Amor e perdão

AMOR E PERDÃO

A palavra amor está banalizada. Usa-se esta palavra para as coisas mais descabidas, como gostar de sorvete (os americanos dizem I love it), apreciar um filme (amei...) paixão clubística ou outras circunstâncias. Há dias, escutei a entrevista de uma prostituta, na qual ela informava ao entrevistador que, nos dias de “boa safra” chegava a “fazer amor” com cerca de vinte clientes. Ora, convenhamos, ela faz sexo, não amor.

Amor fazem as pessoas que se amam, e não as que fazem do sexo um comércio. A coisa complica quando agregamos à palavra amor, outros qualificativos. É o caso do “amor próprio”. Ah, coisinha desagradável é ver alguém em surto de amor-próprio em exagero! É o mesmo que gente com excesso de ego, daquele tipo de precisar duas cadeiras: uma para si e outra para o ego.

Santa Teresa de Ávila († 1582) diz a seus leitores que “desapareça do meio de nós o amor-próprio e teremos feito desaparecer o inferno”. Nesse aspecto, certezas absolutas pertencem ao ignorante ou ao fanático. Em tempos de festividades judaicas, ouviu-se seus místicos convidarem as pessoas – no período do Yom Kippur – a se abrirem ao auto-exame, onde cada um questione sua capacidade de perdoar e assim passar por cima de ofensas e injúrias.

Criados à imagem do Criador – e aí se fixa a reflexão dos rabinos – é dado às pessoas a capacidade de emitir julgamentos sobre a conduta dos demais.
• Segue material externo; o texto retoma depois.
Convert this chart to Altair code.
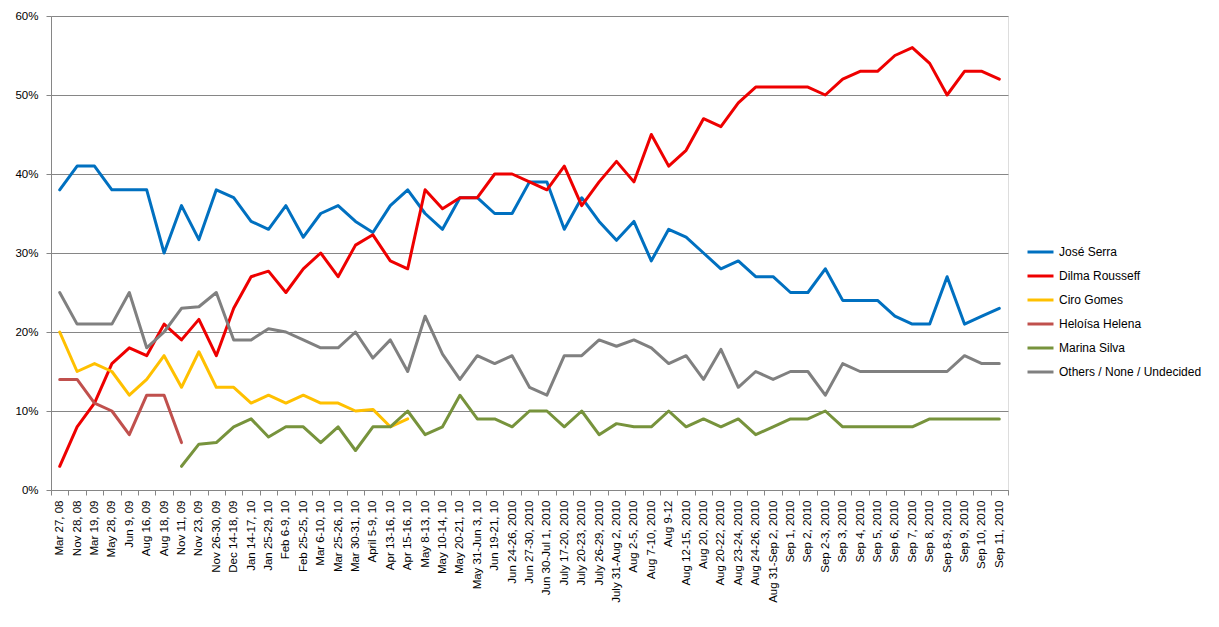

O ato de perdoar é capaz de transformar morte em vida. Quando o julgamento bane a vingança e traz o perdão, nos aproximamos da vida. O perdão como uma das virtudes mais difíceis de serem colocadas em prática, justamente por causa do amor-próprio ferido.

É comum, diante de certas circunstâncias dramáticas, escutar sentenças do tipo “Isto eu não perdôo nem com a morte” ou, “perdôo mas não esqueço”. Ora, se não esquecemos o mal sofrido, ele vai estar sempre à nossa frente. Isso equivale a não perdoar. Assim como o amor que leva a perdoar e a apagar a ofensa, o perdão traz em si uma ponderável transcendência. Se de um lado, o aforismo popular diz que “errar é humano” e “persistir no erro é diabólico”, podemos contemplar com absoluta certeza que “perdoar é divino”.

Perdoar é simplesmente abrigar aquele que errou em seu coração, esquecendo suas faltas e relevando seus erros. É por isso que se diz que quem não souber perdoar não será perdoado. Essa questão está implícita na recitação da oração do Pai-Nosso. Numa das chamadas “parábolas da misericórdia”, o pai acolhe o filho que saiu de casa, com abraços, beijos, roupas novas e festa. Ele nem quis escutar a explicação ou as desculpas do filho. Apenas o acolheu, demonstrando que o havia perdoado. Não é lícito, porém, exagerarmos nossa capacidade de errar só porque existe alguém disposto a nos perdoar. Quando alguém se recusa a perdoar, num daqueles surtos de amor-próprio, é porque ama mais a si do que ao outro.